I have a test running that measures the response time of an IT System.

I would like to come up with some alerting if the response times indicate that there is an issue.

I think the most useful single descriptive statistic to based an alert on would be the response time we'd expect to meet say 99% of the time.

Is that called a confidence interval?

How can I choose a probability distribution that represents the sample of data I have (the test results). I think a Poisson distribution is called for, but I don't know why I think that.

Unfortunately (maybe), the data is pretty "rough". I can only measure the response time to 1 second resolution, and I will only have about 40 test results in each grouping I want to report on.

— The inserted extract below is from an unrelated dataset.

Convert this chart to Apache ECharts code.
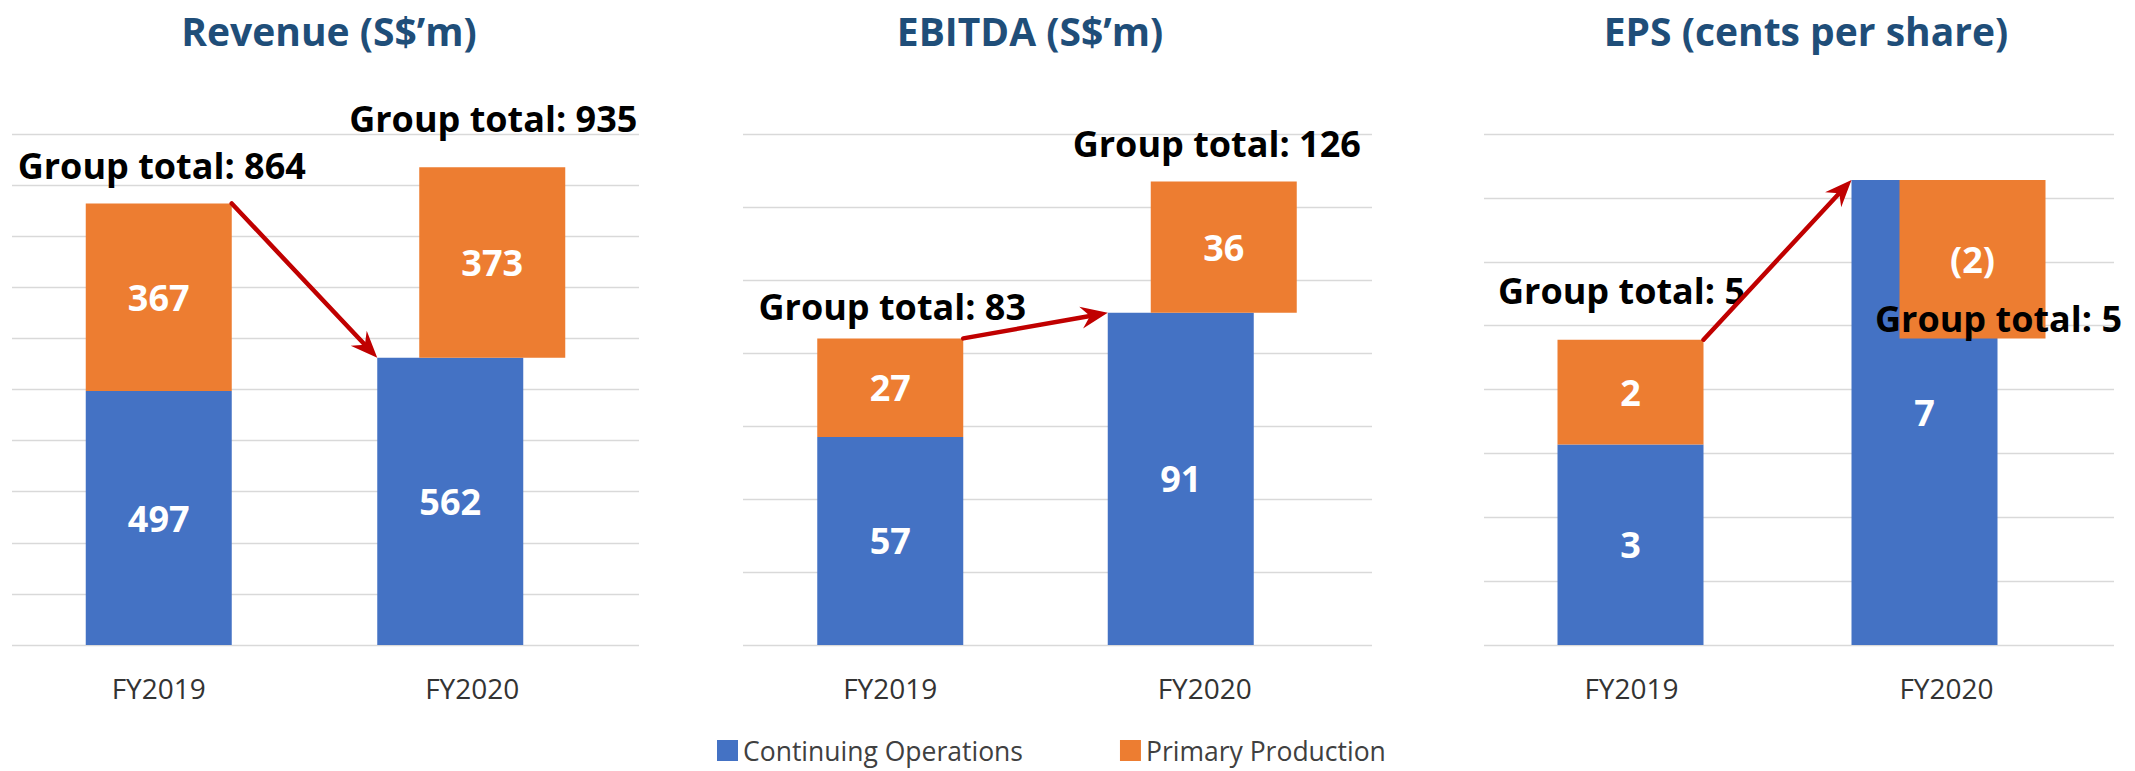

Is the best thing to post some example data here?

Hi, as far as I understand, you have 40 measurements in terms of seconds how long the system needs to response, in case everything works well. And based on these data you want to extract a time-threshold in order to say there is porbably something wrong since the system needs to much time to respond. Am I right? In this case I think it is difficult to assume an a priori distribution. I think the first step would be to have a look at the data (e.g. via a Histogram). Subsequently you can decide which function fits best, normal distribution and indeed Poisson distribution are good candidates. Then you fit such a function and calculate the corresponding quantile.

Another probability would be that you calculate the 99% quantile directly based on your data (in R this would be via "quantile(data, prob=c(0.99))") which does not need to assume a certain function because it directly uses your data to calculate quantiles.